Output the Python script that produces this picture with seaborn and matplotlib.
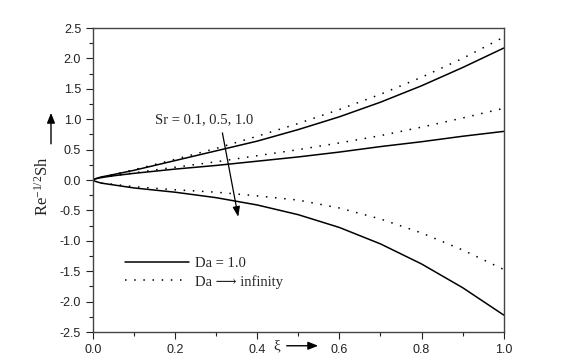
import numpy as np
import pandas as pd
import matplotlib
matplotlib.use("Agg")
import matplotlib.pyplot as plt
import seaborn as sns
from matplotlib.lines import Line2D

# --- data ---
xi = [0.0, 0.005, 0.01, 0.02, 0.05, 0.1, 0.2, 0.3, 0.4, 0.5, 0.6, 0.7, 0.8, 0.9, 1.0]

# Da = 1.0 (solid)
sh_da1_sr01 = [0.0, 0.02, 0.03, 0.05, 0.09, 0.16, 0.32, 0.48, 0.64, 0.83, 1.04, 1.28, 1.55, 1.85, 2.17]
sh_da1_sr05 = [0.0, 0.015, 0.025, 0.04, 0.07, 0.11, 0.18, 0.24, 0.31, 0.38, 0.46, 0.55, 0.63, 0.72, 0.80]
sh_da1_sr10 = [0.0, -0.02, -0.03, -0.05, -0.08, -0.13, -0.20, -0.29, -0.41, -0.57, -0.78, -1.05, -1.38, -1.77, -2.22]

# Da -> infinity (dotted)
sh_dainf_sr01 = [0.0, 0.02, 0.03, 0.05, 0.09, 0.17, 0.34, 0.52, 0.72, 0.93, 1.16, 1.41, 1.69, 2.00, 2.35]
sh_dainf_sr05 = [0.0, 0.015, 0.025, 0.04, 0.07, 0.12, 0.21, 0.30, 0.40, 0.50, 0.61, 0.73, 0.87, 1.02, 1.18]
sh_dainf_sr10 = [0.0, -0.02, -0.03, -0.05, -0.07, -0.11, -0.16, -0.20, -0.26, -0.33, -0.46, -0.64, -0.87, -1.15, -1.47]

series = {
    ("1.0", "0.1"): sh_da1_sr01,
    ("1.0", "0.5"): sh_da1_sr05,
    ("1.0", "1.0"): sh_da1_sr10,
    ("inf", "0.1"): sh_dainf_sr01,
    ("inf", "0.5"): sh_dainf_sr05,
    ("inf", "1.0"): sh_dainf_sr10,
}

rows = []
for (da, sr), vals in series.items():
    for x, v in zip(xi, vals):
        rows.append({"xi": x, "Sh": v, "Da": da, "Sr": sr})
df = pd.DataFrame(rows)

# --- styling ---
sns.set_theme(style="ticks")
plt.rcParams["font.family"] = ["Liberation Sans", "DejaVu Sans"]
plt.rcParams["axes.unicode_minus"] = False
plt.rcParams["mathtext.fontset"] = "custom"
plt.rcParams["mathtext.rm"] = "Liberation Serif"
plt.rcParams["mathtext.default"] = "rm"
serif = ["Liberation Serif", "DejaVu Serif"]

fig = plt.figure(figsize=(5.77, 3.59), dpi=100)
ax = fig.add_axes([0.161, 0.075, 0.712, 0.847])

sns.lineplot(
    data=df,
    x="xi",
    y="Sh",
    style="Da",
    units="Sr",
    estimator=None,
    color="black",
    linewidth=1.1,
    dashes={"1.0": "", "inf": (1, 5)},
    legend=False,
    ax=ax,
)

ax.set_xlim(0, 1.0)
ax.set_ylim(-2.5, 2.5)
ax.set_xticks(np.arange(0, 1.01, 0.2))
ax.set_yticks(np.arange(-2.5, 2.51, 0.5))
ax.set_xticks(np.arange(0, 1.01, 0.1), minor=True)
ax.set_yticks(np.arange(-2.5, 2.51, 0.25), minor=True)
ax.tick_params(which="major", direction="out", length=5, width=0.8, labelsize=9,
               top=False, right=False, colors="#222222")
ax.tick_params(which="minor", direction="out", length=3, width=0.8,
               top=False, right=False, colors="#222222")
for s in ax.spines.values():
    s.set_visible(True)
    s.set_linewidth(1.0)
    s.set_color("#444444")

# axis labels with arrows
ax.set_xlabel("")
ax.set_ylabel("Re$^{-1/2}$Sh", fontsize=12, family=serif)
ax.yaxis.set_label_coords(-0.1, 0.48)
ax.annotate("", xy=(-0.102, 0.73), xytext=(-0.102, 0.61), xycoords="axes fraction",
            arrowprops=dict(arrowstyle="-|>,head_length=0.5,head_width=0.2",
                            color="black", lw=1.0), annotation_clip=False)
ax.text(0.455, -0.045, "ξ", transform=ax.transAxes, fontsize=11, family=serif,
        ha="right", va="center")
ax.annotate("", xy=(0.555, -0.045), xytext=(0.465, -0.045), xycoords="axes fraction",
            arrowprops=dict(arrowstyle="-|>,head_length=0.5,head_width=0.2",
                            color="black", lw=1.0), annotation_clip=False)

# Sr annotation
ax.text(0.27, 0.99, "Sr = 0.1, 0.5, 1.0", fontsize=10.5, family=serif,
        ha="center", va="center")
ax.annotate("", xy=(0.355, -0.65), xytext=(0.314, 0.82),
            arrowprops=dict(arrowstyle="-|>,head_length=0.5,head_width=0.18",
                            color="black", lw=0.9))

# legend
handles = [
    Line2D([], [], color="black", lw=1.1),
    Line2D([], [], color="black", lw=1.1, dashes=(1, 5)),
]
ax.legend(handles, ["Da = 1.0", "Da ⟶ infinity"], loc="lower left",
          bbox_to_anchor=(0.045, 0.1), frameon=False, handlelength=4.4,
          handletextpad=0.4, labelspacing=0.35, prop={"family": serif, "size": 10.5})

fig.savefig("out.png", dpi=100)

####

Give again, word for word, every line from the top of the data above to the line holding "-1.38, -1.77, -2.22]", inclusive, with the pictures left out.

Output the Python script that produces this picture with seaborn and matplotlib.
import numpy as np
import pandas as pd
import matplotlib
matplotlib.use("Agg")
import matplotlib.pyplot as plt
import seaborn as sns
from matplotlib.lines import Line2D

# --- data ---
xi = [0.0, 0.005, 0.01, 0.02, 0.05, 0.1, 0.2, 0.3, 0.4, 0.5, 0.6, 0.7, 0.8, 0.9, 1.0]

# Da = 1.0 (solid)
sh_da1_sr01 = [0.0, 0.02, 0.03, 0.05, 0.09, 0.16, 0.32, 0.48, 0.64, 0.83, 1.04, 1.28, 1.55, 1.85, 2.17]
sh_da1_sr05 = [0.0, 0.015, 0.025, 0.04, 0.07, 0.11, 0.18, 0.24, 0.31, 0.38, 0.46, 0.55, 0.63, 0.72, 0.80]
sh_da1_sr10 = [0.0, -0.02, -0.03, -0.05, -0.08, -0.13, -0.20, -0.29, -0.41, -0.57, -0.78, -1.05, -1.38, -1.77, -2.22]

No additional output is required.